# THE REQUEST
Select from the records below every line that has the word "code" in it.

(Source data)
####

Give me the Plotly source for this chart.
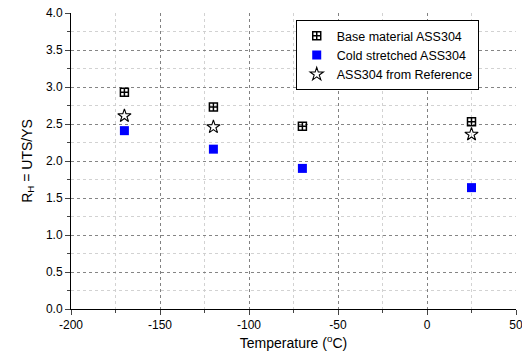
import plotly.graph_objects as go

base_T = [-170, -120, -70, 25]
base_R = [2.93, 2.73, 2.47, 2.53]
cold_T = [-170, -120, -70, 25]
cold_R = [2.41, 2.16, 1.90, 1.64]
ref_T = [-170, -120, 25]
ref_R = [2.61, 2.46, 2.36]

x_tickvals = [-200, -150, -100, -50, 0, 50]
x_ticktext = ["-200", "-150", "-100", "-50", "0", "50"]

fnt = dict(family="Liberation Sans, Arial, sans-serif", size=12, color="black")

fig = go.Figure()
fig.add_trace(go.Scatter(x=base_T, y=base_R, mode="markers", name="Base material ASS304",
                         marker=dict(symbol="square-cross-open", size=8, color="black",
                                     line=dict(width=1.5, color="black"))))
fig.add_trace(go.Scatter(x=cold_T, y=cold_R, mode="markers", name="Cold stretched ASS304",
                         marker=dict(symbol="square", size=9, color="#0000ff",
                                     line=dict(width=0))))
fig.add_trace(go.Scatter(x=ref_T, y=ref_R, mode="markers", name="ASS304 from Reference",
                         marker=dict(symbol="star-open", size=10, color="black",
                                     line=dict(width=1.1, color="black"))))

grid_major = "rgba(120,120,120,0.9)"
grid_minor = "rgba(205,205,205,0.9)"

fig.update_layout(
    width=522, height=360,
    margin=dict(l=71, r=6, t=13, b=51),
    paper_bgcolor="white", plot_bgcolor="white",
    font=fnt,
    showlegend=True,
    legend=dict(x=0.505, y=0.976, xanchor="left", yanchor="top",
                bordercolor="black", borderwidth=1, bgcolor="white",
                font=dict(size=12.5), tracegroupgap=0, itemwidth=30,
                entrywidth=158),
    xaxis=dict(range=[-200, 50], tickvals=x_tickvals, ticktext=x_ticktext,
               ticks="outside", ticklen=5, ticklabeloverflow="allow", automargin=False,
               showline=True, linecolor="black", linewidth=1, zeroline=False,
               showgrid=True, gridcolor=grid_major, griddash="dot", gridwidth=1,
               minor=dict(dtick=25, tick0=-200, ticks="outside", ticklen=3, showgrid=True,
                          gridcolor=grid_minor, griddash="dot"),
               title=dict(text="Temperature (<sup>o</sup>C)", standoff=6),
               tickfont=fnt),
    yaxis=dict(range=[0, 4], dtick=0.5, tick0=0, ticks="outside", ticklen=5,
               tickformat=".1f", automargin=False,
               showline=True, linecolor="black", linewidth=1, zeroline=False,
               showgrid=True, gridcolor=grid_major, griddash="dot", gridwidth=1,
               minor=dict(dtick=0.25, ticks="outside", ticklen=3, showgrid=True,
                          gridcolor=grid_minor, griddash="dot"),
               title=dict(text="R<sub>H</sub> = UTS/YS", standoff=10),
               tickfont=fnt),
    xaxis2=dict(range=[-200, 50], dtick=50, tick0=-200, overlaying="x", side="top",
                ticks="inside", ticklen=5, showticklabels=False, showgrid=False,
                showline=True, linecolor="black", linewidth=1, zeroline=False,
                minor=dict(dtick=25, ticks="inside", ticklen=3, showgrid=False)),
    yaxis2=dict(range=[0, 4], dtick=0.5, tick0=0, overlaying="y", side="right",
                ticks="inside", ticklen=5, showticklabels=False, showgrid=False,
                showline=True, linecolor="black", linewidth=1, zeroline=False,
                minor=dict(dtick=0.25, ticks="inside", ticklen=3, showgrid=False)),
)

fig.write_html("out.html")
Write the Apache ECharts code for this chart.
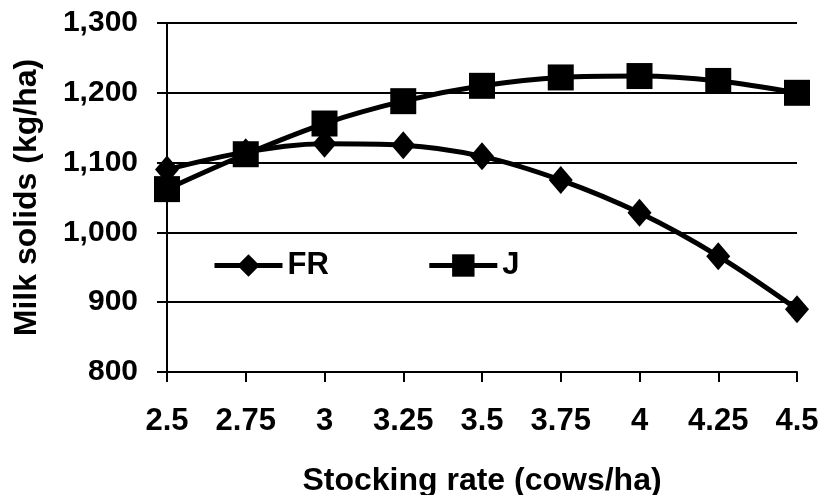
<!DOCTYPE html>
<html>
<head>
<meta charset="utf-8">
<script src="https://cdn.jsdelivr.net/npm/echarts@6/dist/echarts.min.js"></script>
<style>
  html, body { margin: 0; padding: 0; background: #fff; }
  #chart { width: 821px; height: 495px; }
</style>
</head>
<body>
<div id="chart"></div>
<script>
// Stocking rate (cows/ha) on the x axis
const stockingRates = ['2.5', '2.75', '3', '3.25', '3.5', '3.75', '4', '4.25', '4.5'];
// Milk solids (kg/ha) per breed
const frValues = [1090, 1115, 1127, 1125, 1109, 1075, 1028, 966, 890];
const jValues = [1062, 1112, 1156, 1188, 1210, 1222, 1224, 1217, 1200];

const FONT = '"Liberation Sans", Arial, sans-serif';

const chart = echarts.init(document.getElementById('chart'));
chart.setOption({
  animation: false,
  backgroundColor: '#fff',
  textStyle: { fontFamily: FONT, color: '#000' },
  grid: { left: 167, right: 24, top: 23, bottom: 123, containLabel: false, outerBoundsMode: 'none' },
  legend: {
    left: 212,
    top: 250,
    padding: 0,
    itemWidth: 68,
    itemHeight: 28,
    itemGap: 98,
    lineStyle: { width: 5, color: '#000' },
    textStyle: { fontFamily: FONT, fontWeight: 'bold', fontSize: 31, color: '#000' },
    data: ['FR', 'J']
  },
  xAxis: {
    type: 'category',
    data: stockingRates,
    boundaryGap: false,
    name: 'Stocking rate (cows/ha)',
    nameLocation: 'middle',
    nameGap: 93,
    nameTextStyle: { fontFamily: FONT, fontWeight: 'bold', fontSize: 32, color: '#000' },
    axisLine: { show: true, lineStyle: { color: '#000', width: 2 } },
    axisTick: { show: true, inside: false, length: 10, alignWithLabel: true, lineStyle: { color: '#000', width: 2 } },
    axisLabel: { fontFamily: FONT, fontWeight: 'bold', fontSize: 31, color: '#000', margin: 34 },
    splitLine: { show: false }
  },
  yAxis: {
    type: 'value',
    min: 800,
    max: 1300,
    interval: 100,
    name: 'Milk solids (kg/ha)',
    nameLocation: 'middle',
    nameGap: 124,
    nameRotate: 90,
    nameTextStyle: { fontFamily: FONT, fontWeight: 'bold', fontSize: 32, color: '#000' },
    axisLine: { show: true, lineStyle: { color: '#000', width: 2 } },
    axisTick: { show: true, inside: false, length: 10, lineStyle: { color: '#000', width: 2 } },
    axisLabel: {
      fontFamily: FONT, fontWeight: 'bold', fontSize: 30, color: '#000', margin: 29,
      formatter: v => v.toLocaleString('en-US')
    },
    splitLine: { show: true, lineStyle: { color: '#000', width: 2 } }
  },
  series: [
    {
      name: 'FR',
      type: 'line',
      data: frValues,
      smooth: 0.35,
      symbol: 'diamond',
      symbolSize: [24, 28],
      itemStyle: { color: '#000' },
      lineStyle: { color: '#000', width: 5 }
    },
    {
      name: 'J',
      type: 'line',
      data: jValues,
      smooth: 0.35,
      symbol: 'rect',
      symbolSize: 26,
      itemStyle: { color: '#000', borderRadius: 2 },
      lineStyle: { color: '#000', width: 5 }
    }
  ]
});
</script>
</body>
</html>
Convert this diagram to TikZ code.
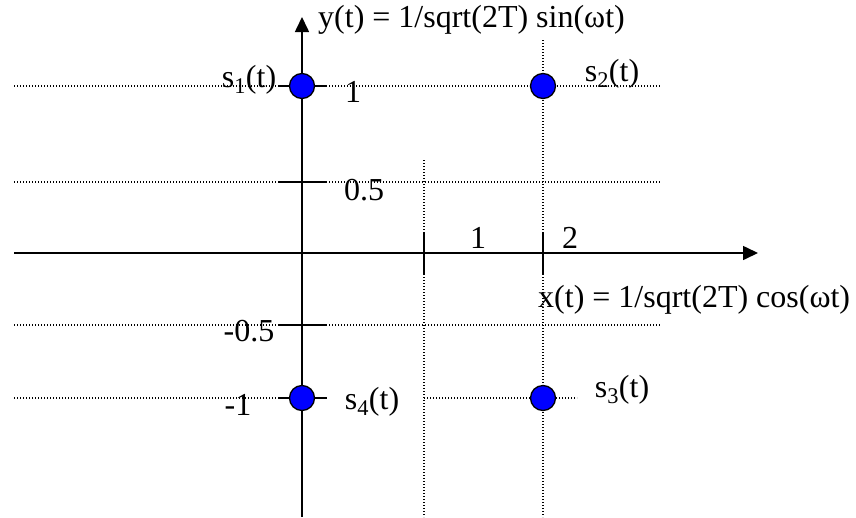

####

# RESPONSE
Write the Apache ECharts code for this chart.
Convert this diagram to TikZ code.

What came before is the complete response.